Four Sparrow Marsh this early summer day, at low tide. While most everybody else in town was celebrating Gay Pride and the state’s passage of marriage equality (late Friday night, and about time, too), a few of us were being tormented by “mischievous and annoying insects.” I shouldn’t have loaned my head-covering mesh to friends visiting Alaska this weekend. An absolute gauntlet of the little bloodsuckers had to be run through to get to the marsh this morning. Through sedges, grasses, creepers, chest-high mugworts and higher phragmites, and much else ~ this was, after all, a New York City Wildflower Week [extended] walk, and I’m happy to report that there was a thriving mix of species of plants, shrubs, and trees. (See comments for Elizabeth’s list of things seen. See Marielle’s photos here.)
The marsh itself was mosquito-free. And tranquil-looking… but don’t let looks deceive you. Salt-marshes are one of the most productive of ecosystems, nursing fish and many invertebrates, filtering water and absorbing storm surges, pumping blessed oxygen into the air, providing food for everything from bacteria to mammals.
Green with two species of spartina, ringed by phragmites, studded with the keystone ribbed mussels, soft and hard shell clams, mud snails, fiddler crabs, and plentiful little fish in the rising tide. Is this Brooklyn? Yes, it is. A Forever Wild remnant of the salt-marshes that once ringed Jamaica Bay and much of the city. (JFK, LGA, EWR and TEB were all built on salt marshes). But “Forever Wild,” a Parks Department designation without much legal pull, doesn’t mean all that much unless we fight for it.One of a quartet of eastern willets (Tringa semipalmata), this one loudly picketing our presence, perhaps because we were close to a nest (they are salt-marsh breeders), or maybe just on principal. After all, they don’t see too many humans there. On the adjacent upland area, which some people want to turn into yet another parking lot (may they be staked down for the mosquitos), we saw, in addition to the usual suspects, an unexpected male indigo bunting (Passerina cyanea). That was worth pausing for amidst the daredevil skeeters.

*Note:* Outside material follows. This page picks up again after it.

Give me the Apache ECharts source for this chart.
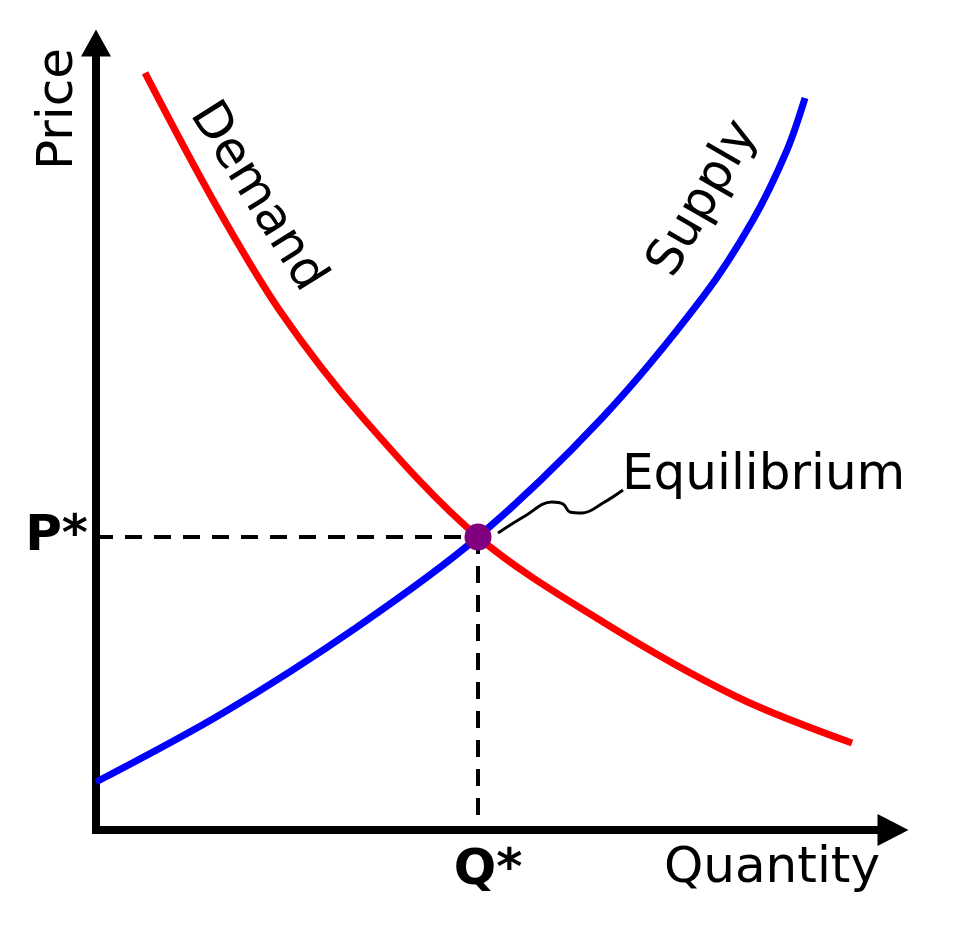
<!DOCTYPE html>
<html><head><meta charset="utf-8">
<script src="https://cdn.jsdelivr.net/npm/echarts@6/dist/echarts.min.js"></script>
<style>html,body{margin:0;padding:0;background:#fff}#c{width:976px;height:926px}</style>
</head><body><div id="c"></div>
<script>
const demandQ = [6.15,14.68,23.09,33.5,47.93,63.61,80.43,94.86];
const demandP = [96.19,80.05,65.95,52.35,37.23,26.43,16.9,11.05];
const supplyQ = [0,15.93,32.75,47.93,63.61,76.16,82.43,86.7,88.96];
const supplyP = [6.1,14.87,25.79,37.23,52.48,67.73,77.51,86.4,93.01];
const eqQ = 47.93, eqP = 37.23;
const leaderQ = [50.44,53.83,57.21,58.6,59.47,60.98,63.61,66.12];
const leaderP = [37.74,39.9,41.68,41.42,40.41,40.28,41.55,43.2];
const axisNames = ['Quantity','Price'];
const tickLabels = ['Q*','P*'];
const curveLabels = ['Demand','Supply','Equilibrium'];
const curveLabelQ = [20.2, 76.29, 66.0];
const curveLabelP = [80.43, 80.18, 45.0];

const zip = (a, b) => a.map((v, i) => [v, b[i]]);
const FONT = 'DejaVu Sans';
const chart = echarts.init(document.getElementById('c'), null, {renderer: 'canvas'});
const labelRot = [-58, 60, 0];
const labelAlign = ['center', 'center', 'left'];

chart.setOption({
  animation: false,
  backgroundColor: '#fff',
  grid: {left: 96, right: 83, top: 43, bottom: 96, containLabel: false, outerBoundsMode: 'none'},
  xAxis: {
    type: 'value', min: 0, max: 100,
    name: axisNames[0], nameLocation: 'end', nameGap: -13,
    nameTextStyle: {fontFamily: FONT, fontSize: 50, color: '#000000', align: 'right', verticalAlign: 'top', padding: [14, 0, 0, 0]},
    axisLine: {show: true, symbol: ['none', 'triangle'], symbolSize: [32, 31], lineStyle: {color: '#000', width: 8, cap: 'square'}},
    axisTick: {show: false}, splitLine: {show: false},
    axisLabel: {show: true, customValues: [eqQ], formatter: () => tickLabels[0], fontFamily: FONT, fontSize: 50, fontWeight: 'bold', color: '#000000', margin: 16, padding: [0, 0, 0, 20]}
  },
  yAxis: {
    type: 'value', min: 0, max: 100,
    name: axisNames[1], nameLocation: 'end', nameGap: -5, nameRotate: 90,
    nameTextStyle: {fontFamily: FONT, fontSize: 50, color: '#000000', align: 'right', verticalAlign: 'bottom', padding: [0, 0, 12, 0]},
    axisLine: {show: true, symbol: ['none', 'triangle'], symbolSize: [30, 27], lineStyle: {color: '#000', width: 8, cap: 'square'}},
    axisTick: {show: false}, splitLine: {show: false},
    axisLabel: {show: true, customValues: [eqP], formatter: () => tickLabels[1], fontFamily: FONT, fontSize: 50, fontWeight: 'bold', color: '#000000', margin: 8}
  },
  series: [
    {type: 'line', z: 2, data: [[0, eqP], [eqQ, eqP]], symbol: 'none', lineStyle: {color: '#000', width: 4, type: [17, 12]}, silent: true},
    {type: 'line', z: 2, data: [[eqQ, eqP], [eqQ, 0]], symbol: 'none', lineStyle: {color: '#000', width: 4, type: [17, 12]}, silent: true},
    {type: 'line', z: 3, name: 'Demand', data: zip(demandQ, demandP), smooth: 0.33, symbol: 'none', lineStyle: {color: '#ff0000', width: 7}},
    {type: 'line', z: 3, name: 'Supply', data: zip(supplyQ, supplyP), smooth: 0.33, symbol: 'none', lineStyle: {color: '#0000ff', width: 7}},
    {type: 'line', z: 3, data: zip(leaderQ, leaderP), smooth: 0.4, symbol: 'none', lineStyle: {color: '#000', width: 3}},
    {type: 'scatter', z: 10, data: [[eqQ, eqP]], symbol: 'circle', symbolSize: 27, itemStyle: {color: '#800080', opacity: 1}},
    {type: 'scatter', z: 10, symbolSize: 0, silent: true, itemStyle: {opacity: 0},
      data: curveLabels.map((t, i) => ({
        value: [curveLabelQ[i], curveLabelP[i]],
        label: {show: true, formatter: t, rotate: labelRot[i], position: 'inside', align: labelAlign[i], verticalAlign: 'middle',
          fontFamily: FONT, fontSize: 50, color: '#000000', opacity: 1, textBorderWidth: 0, textShadowBlur: 0}
      }))
    }
  ]
});
</script></body></html>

There are seven mosquito bites on my forehead. Which makes me seven-spotted, like this ladybug, Coccinella septempunctata.
All my Four Sparrow Marsh posts can be read here.
Some of the things we saw:
Plants:
mugwort
Japanese knotweed
white clover
medick
yellow sweet clover
St. John’s wort
daisy fleabane
chicory
mullein
red clover
Deptford pink
everlasting pea
bird’s-foot trefoil
loosestrife
soft rush
(another) rush – path rush?
several grasses
a carex
toadflax
cinquefoil – Potentilla norvegia
staghorn sumac
Smooth cordgrass – Spartina alterniflora
Saltmeadow cordgrass – Spartina patens
phragmites
poison ivy
narrow-leaf plantain
bindweed
common dandelion
sphagnum moss
oak sp.?
black cherry
tuliptree
cottonwood
sassafras
white mulberry
ailanthus
Invertebrates:
anglewing butterfly
sulphur butterfly
cabbage white butterfly
tiger swallowtail
many unidentified dragonflies (didn’t notice any damselflies)
seven-spot ladybug
multi-spot Asian ladybug
Thanks, Elizabeth! I really appreciate that you’re sharing this.
And the list of birds Elizabeth and I put together for e-birds:
Wood Duck X
Mallard X
Great Egret X
Snowy Egret X
Willet X
Laughing Gull X
Ring-billed Gull X
Herring Gull X
Great Black-backed Gull X
Common Tern X
Rock Pigeon X
American Crow X
Tree Swallow X
Barn Swallow X
Northern Mockingbird X
European Starling X
Common Yellowthroat X
Song Sparrow X
Northern Cardinal X
Indigo Bunting X
Red-winged Blackbird X
House Sparrow X
Just uploaded all my photos with plant ids: http://www.flickr.com/photos/drosera-x/5885860801/ (photos scroll to left). Thanks for such a great walk, Matthew!
Great photos! Thank you, Marielle.
Thanks, Marielle. I was able to ID a few more of my plant photos with the help of yours. My willet-in-the-air shot was just a blur – yours are great! Thanks for sharing!